WHAT NEEDS TO BE DONE:
Filter the data for lines with the word "this", then copy every line so identified.

INFORMATION GIVEN:
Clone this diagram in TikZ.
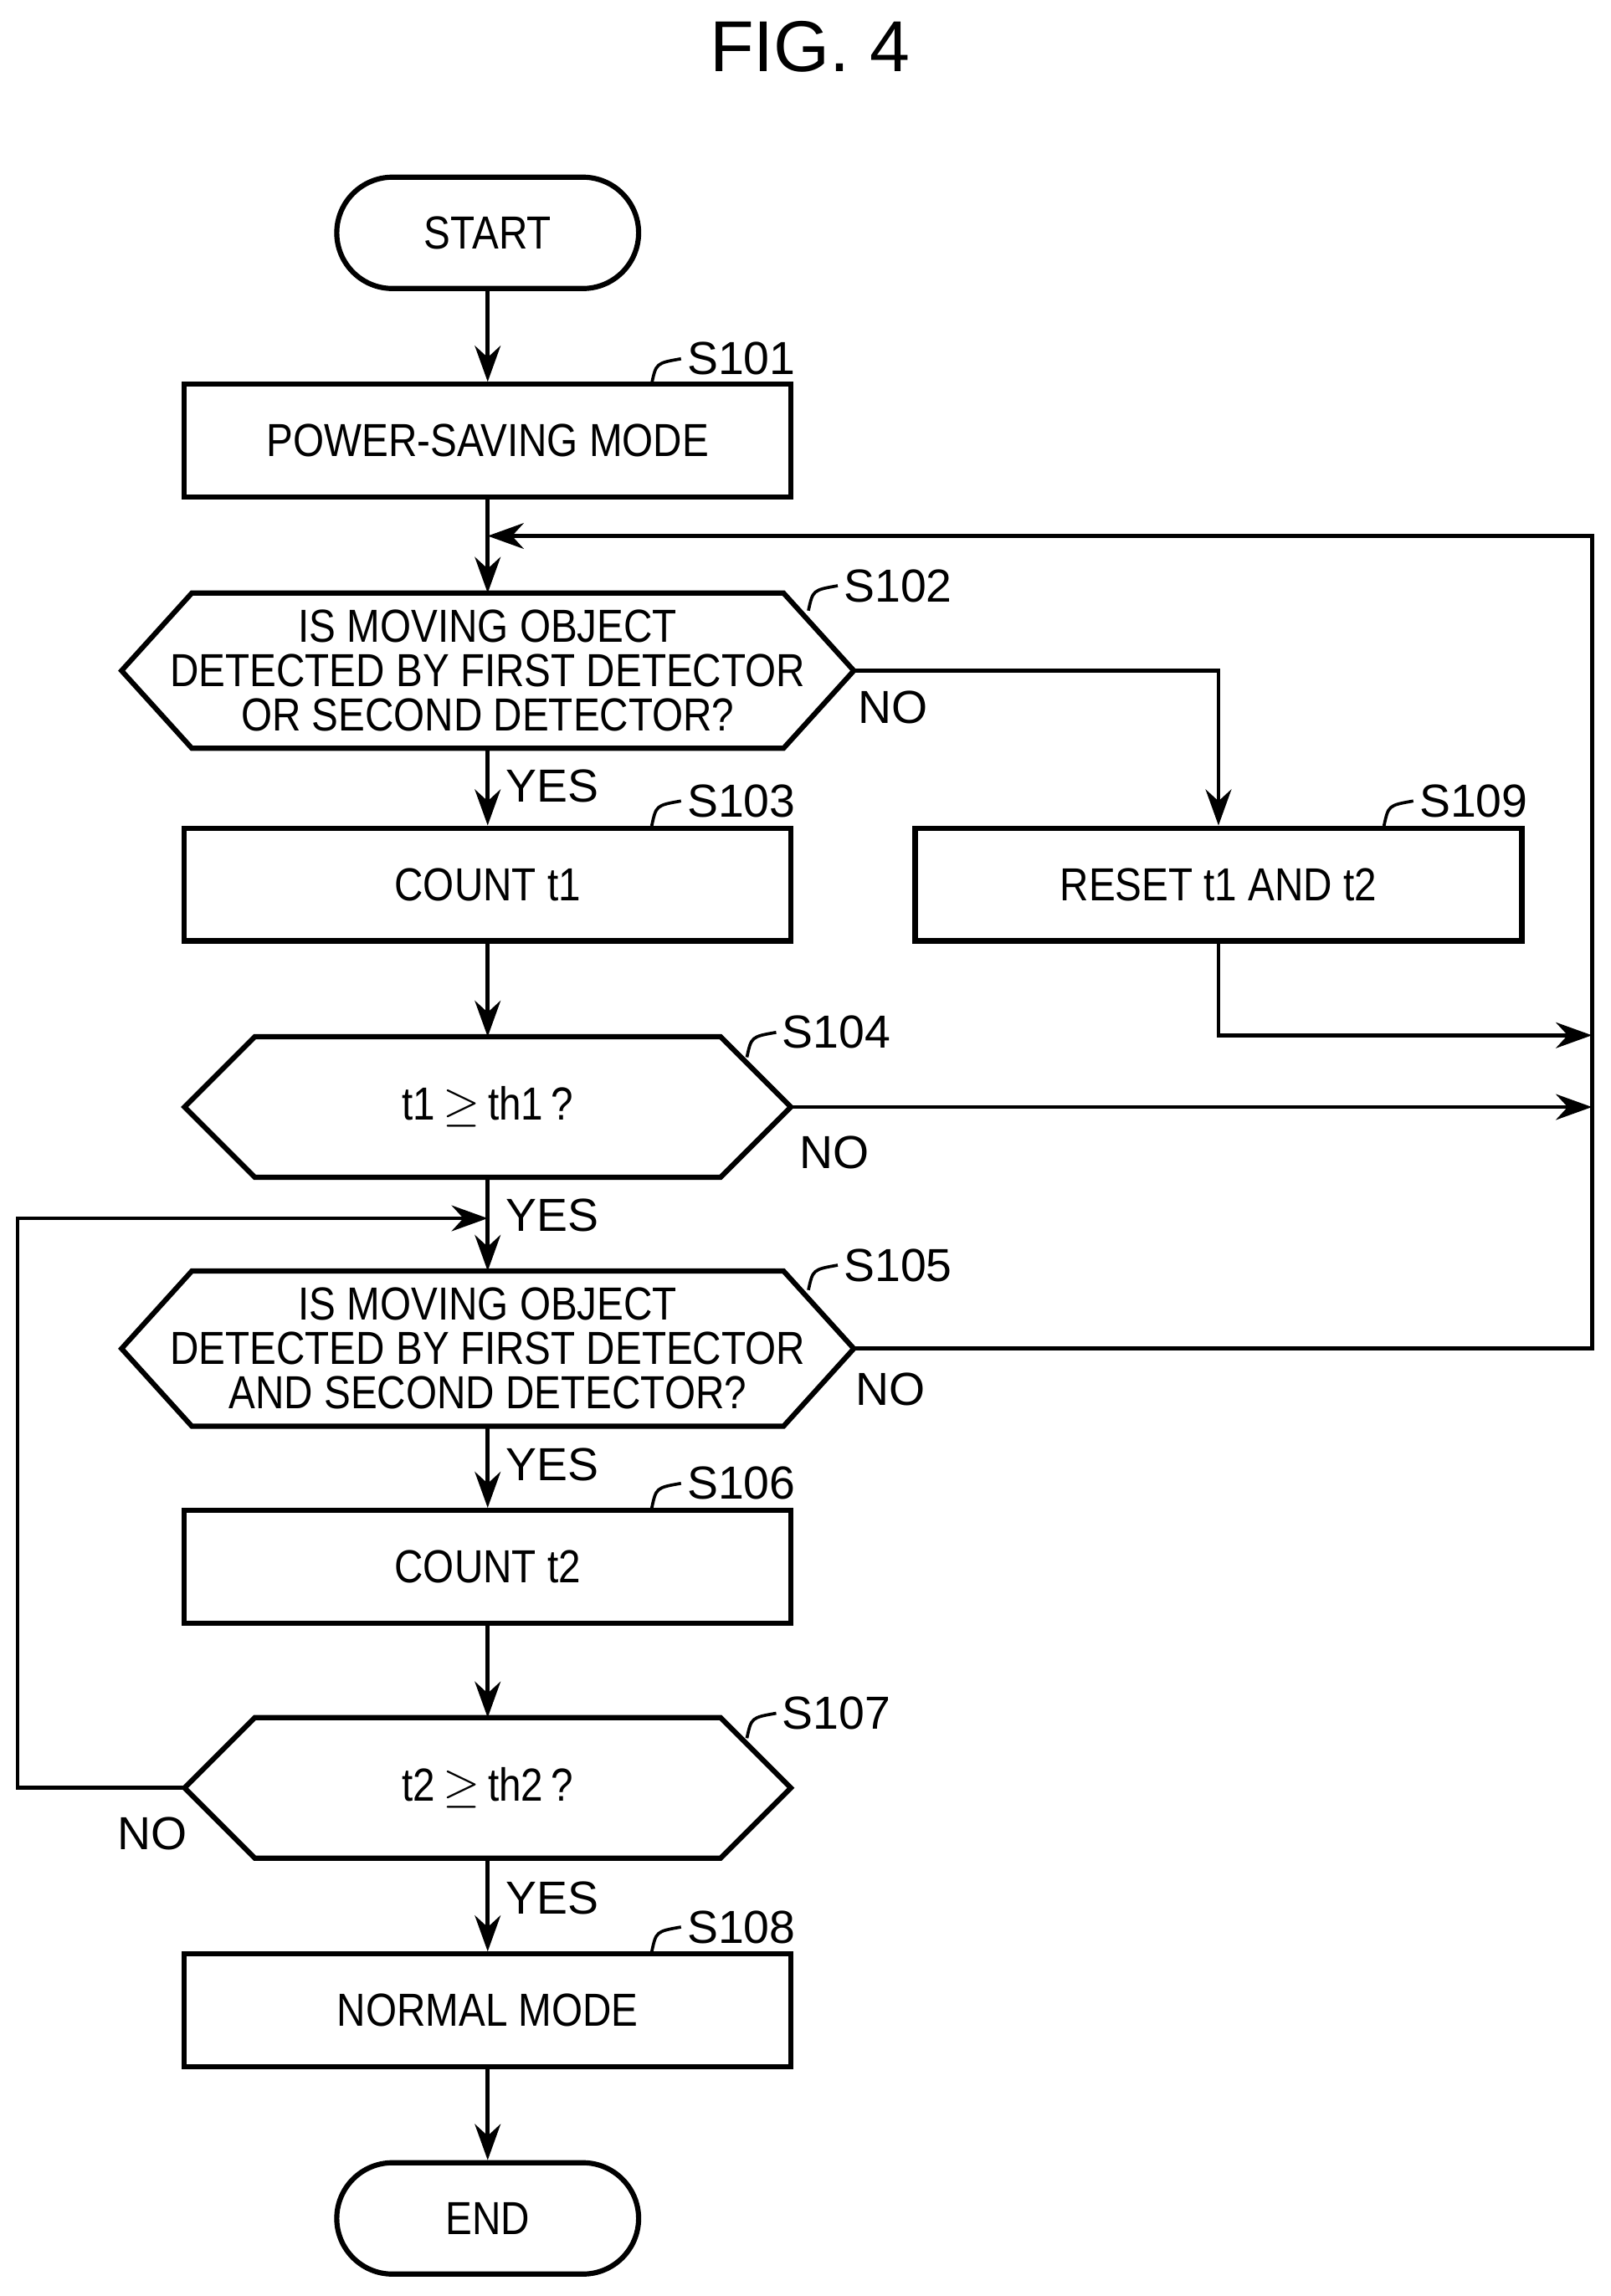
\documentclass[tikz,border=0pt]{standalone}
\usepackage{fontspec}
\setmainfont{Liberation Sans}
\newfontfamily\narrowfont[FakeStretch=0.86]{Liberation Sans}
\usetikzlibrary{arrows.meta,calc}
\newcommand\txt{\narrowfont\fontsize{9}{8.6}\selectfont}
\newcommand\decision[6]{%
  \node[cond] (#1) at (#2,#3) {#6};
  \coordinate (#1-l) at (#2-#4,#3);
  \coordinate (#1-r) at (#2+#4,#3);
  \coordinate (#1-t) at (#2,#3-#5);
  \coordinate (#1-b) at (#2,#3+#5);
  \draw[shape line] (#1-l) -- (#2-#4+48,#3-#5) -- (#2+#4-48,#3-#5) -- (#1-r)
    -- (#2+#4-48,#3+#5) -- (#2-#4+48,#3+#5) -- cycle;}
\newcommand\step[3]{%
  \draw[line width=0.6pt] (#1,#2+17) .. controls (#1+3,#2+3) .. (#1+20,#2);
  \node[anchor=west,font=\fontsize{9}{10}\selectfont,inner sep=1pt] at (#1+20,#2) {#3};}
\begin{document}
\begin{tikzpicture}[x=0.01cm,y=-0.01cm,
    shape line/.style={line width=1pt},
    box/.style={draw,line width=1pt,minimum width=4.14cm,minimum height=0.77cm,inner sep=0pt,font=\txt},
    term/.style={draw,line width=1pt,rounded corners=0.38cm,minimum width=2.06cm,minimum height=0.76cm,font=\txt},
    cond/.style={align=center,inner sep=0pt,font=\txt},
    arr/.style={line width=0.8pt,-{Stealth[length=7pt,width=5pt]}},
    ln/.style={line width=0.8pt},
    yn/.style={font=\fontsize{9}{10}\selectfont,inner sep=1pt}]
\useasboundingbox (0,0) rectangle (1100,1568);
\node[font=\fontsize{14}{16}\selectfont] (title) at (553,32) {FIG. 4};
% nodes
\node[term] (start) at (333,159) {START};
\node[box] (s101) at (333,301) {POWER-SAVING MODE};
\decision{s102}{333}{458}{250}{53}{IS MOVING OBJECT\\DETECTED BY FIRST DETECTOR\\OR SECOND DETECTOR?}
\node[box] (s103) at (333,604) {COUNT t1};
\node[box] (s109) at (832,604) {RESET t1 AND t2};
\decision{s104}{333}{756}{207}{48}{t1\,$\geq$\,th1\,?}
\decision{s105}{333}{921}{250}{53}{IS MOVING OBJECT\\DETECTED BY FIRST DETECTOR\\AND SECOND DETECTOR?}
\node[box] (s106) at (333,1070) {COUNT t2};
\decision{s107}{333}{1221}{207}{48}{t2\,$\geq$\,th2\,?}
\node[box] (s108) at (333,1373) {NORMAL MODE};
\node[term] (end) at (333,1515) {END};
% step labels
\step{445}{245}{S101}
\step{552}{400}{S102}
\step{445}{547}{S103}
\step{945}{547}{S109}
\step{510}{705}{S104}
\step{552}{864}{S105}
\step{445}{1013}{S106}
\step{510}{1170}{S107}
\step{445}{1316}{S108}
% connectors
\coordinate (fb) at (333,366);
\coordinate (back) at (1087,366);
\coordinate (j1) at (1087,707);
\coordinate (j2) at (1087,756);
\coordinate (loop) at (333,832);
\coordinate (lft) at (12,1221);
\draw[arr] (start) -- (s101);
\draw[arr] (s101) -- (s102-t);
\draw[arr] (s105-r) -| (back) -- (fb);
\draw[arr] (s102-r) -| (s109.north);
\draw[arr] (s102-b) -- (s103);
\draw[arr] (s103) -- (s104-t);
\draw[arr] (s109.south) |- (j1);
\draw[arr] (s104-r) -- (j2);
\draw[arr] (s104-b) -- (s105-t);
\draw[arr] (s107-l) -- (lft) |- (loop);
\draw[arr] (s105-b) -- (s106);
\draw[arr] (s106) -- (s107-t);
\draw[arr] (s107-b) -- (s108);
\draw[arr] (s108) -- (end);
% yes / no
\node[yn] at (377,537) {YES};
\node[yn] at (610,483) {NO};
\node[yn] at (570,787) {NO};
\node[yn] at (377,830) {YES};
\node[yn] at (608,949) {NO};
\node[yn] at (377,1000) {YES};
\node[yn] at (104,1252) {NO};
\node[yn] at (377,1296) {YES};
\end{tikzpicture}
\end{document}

==

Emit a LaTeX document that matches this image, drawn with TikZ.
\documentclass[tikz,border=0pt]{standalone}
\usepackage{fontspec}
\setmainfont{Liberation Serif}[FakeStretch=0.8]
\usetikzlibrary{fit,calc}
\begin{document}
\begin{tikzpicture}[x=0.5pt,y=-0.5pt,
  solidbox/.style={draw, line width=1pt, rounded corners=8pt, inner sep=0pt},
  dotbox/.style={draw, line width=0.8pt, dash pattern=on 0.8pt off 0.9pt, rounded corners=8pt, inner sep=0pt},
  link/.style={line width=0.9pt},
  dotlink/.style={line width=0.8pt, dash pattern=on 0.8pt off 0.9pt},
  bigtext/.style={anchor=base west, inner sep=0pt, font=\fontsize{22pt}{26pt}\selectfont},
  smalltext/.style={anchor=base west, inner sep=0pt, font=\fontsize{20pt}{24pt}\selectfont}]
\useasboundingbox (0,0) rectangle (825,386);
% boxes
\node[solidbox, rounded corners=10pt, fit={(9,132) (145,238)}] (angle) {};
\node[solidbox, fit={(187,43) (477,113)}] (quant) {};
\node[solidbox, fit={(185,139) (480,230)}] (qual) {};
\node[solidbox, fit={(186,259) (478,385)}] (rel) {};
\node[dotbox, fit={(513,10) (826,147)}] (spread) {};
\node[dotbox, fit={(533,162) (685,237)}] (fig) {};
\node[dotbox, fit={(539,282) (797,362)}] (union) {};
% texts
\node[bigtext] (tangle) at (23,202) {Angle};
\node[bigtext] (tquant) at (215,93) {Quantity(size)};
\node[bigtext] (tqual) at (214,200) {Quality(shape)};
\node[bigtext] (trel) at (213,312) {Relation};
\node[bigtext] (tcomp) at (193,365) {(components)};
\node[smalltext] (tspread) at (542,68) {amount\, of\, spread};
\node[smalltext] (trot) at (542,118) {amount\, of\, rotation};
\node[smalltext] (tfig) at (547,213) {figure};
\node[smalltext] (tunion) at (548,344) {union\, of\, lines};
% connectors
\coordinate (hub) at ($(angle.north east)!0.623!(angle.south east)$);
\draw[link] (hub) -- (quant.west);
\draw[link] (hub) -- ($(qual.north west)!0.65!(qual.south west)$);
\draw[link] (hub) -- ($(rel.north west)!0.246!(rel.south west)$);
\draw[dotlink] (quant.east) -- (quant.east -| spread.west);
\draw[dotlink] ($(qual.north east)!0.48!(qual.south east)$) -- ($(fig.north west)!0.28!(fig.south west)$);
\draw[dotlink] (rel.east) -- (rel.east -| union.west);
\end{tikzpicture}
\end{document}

WRITTEN RESPONSE:
Clone this diagram in TikZ.
Emit a LaTeX document that matches this image, drawn with TikZ.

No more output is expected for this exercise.